Com a chegada de Miriam, a excêntrica Charlotte torna-se progressivamente mais perturbada – suas noites assombradas pelo som de um piano tocando a canção que Mayhew escrevera para ela e pela aparição da mão e da cabeça desincorporadas do seu falecido marido. Percebendo que Miriam e Drew estão tentando fazer com que Charlotte fique completamente louca, a fim de se apossarem de sua fortuna, Velma procura auxílio com o Mr. Willis (Cecil Kellaway), um investigador da Companhia de Seguros Lloyd’s of London, que ainda está interessado no caso Mayhew, e que visitara a víuva dele, Jewel (Mary Astor); mas Miriam mata Velma quando esta tenta remover Charlotte da mansão por motivo de segurança. Em seguida, Miriam e Drew armam um truque para Charlotte matar Drew com uma arma descarregada, e Miriam ajuda Charlotte a jogar o corpo dele em um pântano. O reaparecimento de Drew converte Charlotte em uma demente choramingona. Pensando que Charlotte está inteiramente louca, e trancada no seu quarto, Miriam e Drew vão para o jardim e comentam o que haviam feito. Quando Miriam abraça Drew, ela vê Charlotte que os havia escutado. Furiosa, ela empurra um pedra enorme do balcão, que cai sobre eles, matando-os. Mais tarde, Charlotte é levada pelas autoridades. Mr. Willis entrega-lhe um envelope da agora falecida Jewel Mayhew, contendo a confissão de Jewell do assassinato de seu marido.
A filmagem de Com a Maldade na Alma – baseado como O Que Aconteceu com Baby Jane, em um romance de Henry Farrell – começou em 1 de junho de 1964, mas foi interrompida pela doença falsa de Joan Crawford (que se internou no Cedars of Lebanon Hospital e se recusou a sair com medo de competir com Bette, particularmente depois de ter provocado a ira de sua colega naquele incidente da entrega do Oscar no ano anterior) e também porque Bette foi obrigada pela justiça a filmar cenas adicionais para Escândalo na Sociedade. Crawford atuou no filme apenas quatro dias, sendo substituída por Olivia de Havilland.

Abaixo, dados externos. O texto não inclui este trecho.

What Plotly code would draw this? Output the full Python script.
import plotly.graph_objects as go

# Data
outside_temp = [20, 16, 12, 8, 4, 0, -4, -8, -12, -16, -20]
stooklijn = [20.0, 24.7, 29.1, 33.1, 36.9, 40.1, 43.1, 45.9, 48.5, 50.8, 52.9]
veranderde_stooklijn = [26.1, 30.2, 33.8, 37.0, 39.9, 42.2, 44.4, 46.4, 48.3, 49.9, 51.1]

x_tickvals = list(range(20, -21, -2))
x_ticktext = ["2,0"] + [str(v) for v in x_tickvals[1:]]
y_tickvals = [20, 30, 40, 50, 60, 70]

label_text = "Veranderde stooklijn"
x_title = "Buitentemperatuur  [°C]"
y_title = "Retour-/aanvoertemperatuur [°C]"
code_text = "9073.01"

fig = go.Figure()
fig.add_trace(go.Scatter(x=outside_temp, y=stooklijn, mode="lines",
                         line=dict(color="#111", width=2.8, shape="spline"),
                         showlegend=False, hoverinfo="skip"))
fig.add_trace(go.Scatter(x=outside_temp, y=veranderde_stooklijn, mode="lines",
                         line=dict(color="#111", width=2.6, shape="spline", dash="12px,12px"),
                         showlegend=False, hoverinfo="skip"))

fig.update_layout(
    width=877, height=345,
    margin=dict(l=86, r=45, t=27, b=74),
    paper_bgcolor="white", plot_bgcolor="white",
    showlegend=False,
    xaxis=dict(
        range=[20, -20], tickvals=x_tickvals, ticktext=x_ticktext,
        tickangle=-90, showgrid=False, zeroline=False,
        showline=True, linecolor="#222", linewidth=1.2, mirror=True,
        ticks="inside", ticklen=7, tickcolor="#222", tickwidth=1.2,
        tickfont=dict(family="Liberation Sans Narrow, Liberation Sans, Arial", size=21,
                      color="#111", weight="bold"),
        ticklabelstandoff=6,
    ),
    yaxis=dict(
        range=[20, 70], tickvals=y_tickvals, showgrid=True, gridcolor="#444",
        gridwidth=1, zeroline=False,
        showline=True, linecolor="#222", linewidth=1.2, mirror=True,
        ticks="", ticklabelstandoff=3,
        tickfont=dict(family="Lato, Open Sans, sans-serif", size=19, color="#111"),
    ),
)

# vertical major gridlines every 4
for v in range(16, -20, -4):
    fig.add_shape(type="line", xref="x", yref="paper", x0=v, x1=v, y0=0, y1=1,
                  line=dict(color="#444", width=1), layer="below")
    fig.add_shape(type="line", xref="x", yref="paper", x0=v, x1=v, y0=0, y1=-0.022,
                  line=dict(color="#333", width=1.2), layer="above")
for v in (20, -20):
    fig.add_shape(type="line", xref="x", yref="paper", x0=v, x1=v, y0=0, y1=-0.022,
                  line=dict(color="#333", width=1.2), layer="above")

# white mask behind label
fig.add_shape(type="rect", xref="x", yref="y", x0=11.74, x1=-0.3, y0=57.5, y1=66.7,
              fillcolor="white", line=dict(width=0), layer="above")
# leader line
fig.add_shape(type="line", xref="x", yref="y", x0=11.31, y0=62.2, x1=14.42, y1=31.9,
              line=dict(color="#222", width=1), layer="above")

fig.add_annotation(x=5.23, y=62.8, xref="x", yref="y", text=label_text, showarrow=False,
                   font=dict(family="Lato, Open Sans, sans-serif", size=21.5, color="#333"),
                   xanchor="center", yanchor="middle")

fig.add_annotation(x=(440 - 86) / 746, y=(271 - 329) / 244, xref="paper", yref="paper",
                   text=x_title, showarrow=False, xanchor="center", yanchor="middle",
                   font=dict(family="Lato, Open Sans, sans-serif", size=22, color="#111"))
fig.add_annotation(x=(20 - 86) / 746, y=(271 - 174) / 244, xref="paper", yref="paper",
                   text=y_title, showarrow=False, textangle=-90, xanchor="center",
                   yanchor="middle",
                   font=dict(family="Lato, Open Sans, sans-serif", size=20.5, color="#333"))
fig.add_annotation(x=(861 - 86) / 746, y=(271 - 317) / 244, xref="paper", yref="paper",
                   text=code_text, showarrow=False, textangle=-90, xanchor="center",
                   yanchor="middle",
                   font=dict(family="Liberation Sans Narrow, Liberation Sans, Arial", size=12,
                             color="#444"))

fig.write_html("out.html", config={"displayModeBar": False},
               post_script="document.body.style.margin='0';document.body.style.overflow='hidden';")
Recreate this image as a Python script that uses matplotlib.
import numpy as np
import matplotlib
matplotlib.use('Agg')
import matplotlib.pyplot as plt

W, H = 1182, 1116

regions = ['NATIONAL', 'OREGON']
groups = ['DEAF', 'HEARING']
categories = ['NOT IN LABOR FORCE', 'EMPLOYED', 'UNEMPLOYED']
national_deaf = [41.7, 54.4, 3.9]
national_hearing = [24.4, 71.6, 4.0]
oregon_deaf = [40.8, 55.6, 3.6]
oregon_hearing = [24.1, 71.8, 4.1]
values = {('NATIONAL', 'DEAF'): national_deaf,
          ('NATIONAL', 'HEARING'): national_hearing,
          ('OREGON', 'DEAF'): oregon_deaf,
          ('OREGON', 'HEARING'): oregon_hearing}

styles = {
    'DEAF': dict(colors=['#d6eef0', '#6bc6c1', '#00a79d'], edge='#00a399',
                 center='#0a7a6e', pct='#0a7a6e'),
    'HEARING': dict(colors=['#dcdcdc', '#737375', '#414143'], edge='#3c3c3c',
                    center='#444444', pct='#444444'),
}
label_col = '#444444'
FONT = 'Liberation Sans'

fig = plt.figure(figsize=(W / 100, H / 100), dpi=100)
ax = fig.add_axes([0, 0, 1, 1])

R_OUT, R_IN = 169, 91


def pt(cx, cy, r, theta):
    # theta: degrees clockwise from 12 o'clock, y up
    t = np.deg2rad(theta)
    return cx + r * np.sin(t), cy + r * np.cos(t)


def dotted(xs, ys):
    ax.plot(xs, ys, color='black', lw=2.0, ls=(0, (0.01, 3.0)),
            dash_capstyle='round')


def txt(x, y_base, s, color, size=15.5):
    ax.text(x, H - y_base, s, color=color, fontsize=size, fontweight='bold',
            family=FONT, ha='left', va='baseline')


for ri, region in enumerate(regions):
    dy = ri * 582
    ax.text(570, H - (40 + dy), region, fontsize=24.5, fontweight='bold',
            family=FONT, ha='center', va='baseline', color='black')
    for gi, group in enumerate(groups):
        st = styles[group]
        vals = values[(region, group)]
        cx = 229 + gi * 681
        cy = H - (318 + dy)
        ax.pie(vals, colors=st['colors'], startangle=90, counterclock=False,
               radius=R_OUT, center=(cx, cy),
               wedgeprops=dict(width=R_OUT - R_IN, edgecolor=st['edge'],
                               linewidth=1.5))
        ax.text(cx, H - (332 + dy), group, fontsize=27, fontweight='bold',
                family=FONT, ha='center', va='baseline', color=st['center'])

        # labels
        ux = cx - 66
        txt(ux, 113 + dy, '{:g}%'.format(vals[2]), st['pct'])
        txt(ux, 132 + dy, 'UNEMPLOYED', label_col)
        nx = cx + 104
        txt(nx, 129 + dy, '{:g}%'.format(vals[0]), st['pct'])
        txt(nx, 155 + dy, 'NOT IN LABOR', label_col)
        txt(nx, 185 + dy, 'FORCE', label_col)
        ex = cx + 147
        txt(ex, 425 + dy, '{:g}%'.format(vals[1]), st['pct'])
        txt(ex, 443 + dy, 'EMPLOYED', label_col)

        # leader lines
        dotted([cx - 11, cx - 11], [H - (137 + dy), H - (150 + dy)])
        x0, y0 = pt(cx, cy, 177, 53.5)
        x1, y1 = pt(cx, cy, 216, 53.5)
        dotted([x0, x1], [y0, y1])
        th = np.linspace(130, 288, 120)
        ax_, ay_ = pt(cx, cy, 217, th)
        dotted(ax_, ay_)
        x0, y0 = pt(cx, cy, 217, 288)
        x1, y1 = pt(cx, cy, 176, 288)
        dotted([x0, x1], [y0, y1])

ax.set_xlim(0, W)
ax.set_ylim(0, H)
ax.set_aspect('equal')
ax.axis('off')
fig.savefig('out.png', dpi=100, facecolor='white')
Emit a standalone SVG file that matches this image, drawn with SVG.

Alguns críticos e o próprio diretor, Robert Aldrich, acharam que a interpretação de Bette em Com a Maldade na Alma foi melhor do que em O Que Aconteceu com Babe Jane. A razão de Aldrich foi simplesmente técnica: o seu uso de múltiplas câmeras sobre Charlotte, permitindo captar todas as reações da atriz. Bette gostou de trabalhar com Aldrich novamente, porém não apreciou certos aspectos da sua segunda colaboração: “Ele tinha algumas faltas de gôsto estranhas. Acho que a cena em que a cabeça salta pela escada abaixo foi demais. Baby Jane tinha algumas cenas chocantes, e era altamente dramático, mas nenhuma cabeça pulando pela escada”.
Considerada uma das maiores atrizes da América, Bette Davis ficou inicialmente hesitante em aderir à televisão mas, apesar de suas restrições, eventualmente aderiu à telinha e, por mais de meio século, aceitou papéis grandes e pequenos, estrelou ou coadjuvou outros atores, participou de teleteatros, telefilmes, seriados e minisséries, espetáculos de variedades, game shows, cerimônias de gala e de homenagem, e programas de entrevistas. Ela foi quatro vêzes indicada para o Emmy, tendo conquistado o prêmio em 1979 por sua atuação no telefilme Difícil Reencontro / Strangers: The Story of a Mother and Daughter, ao lado e Gena Rowlands.
Em 1977, Bette foi a primeira atriz a ser honrada com o Lifetime Achievement Award, anteriormente concedido somente a John Ford, James Cagney, Orson Welles e William Wyler. Ela continuou trabalhando até a sua morte no dia 6 de outubro de 1989 em Neuilly-sur-Seine na França. Seu epitáfio: “She did it the hard way”.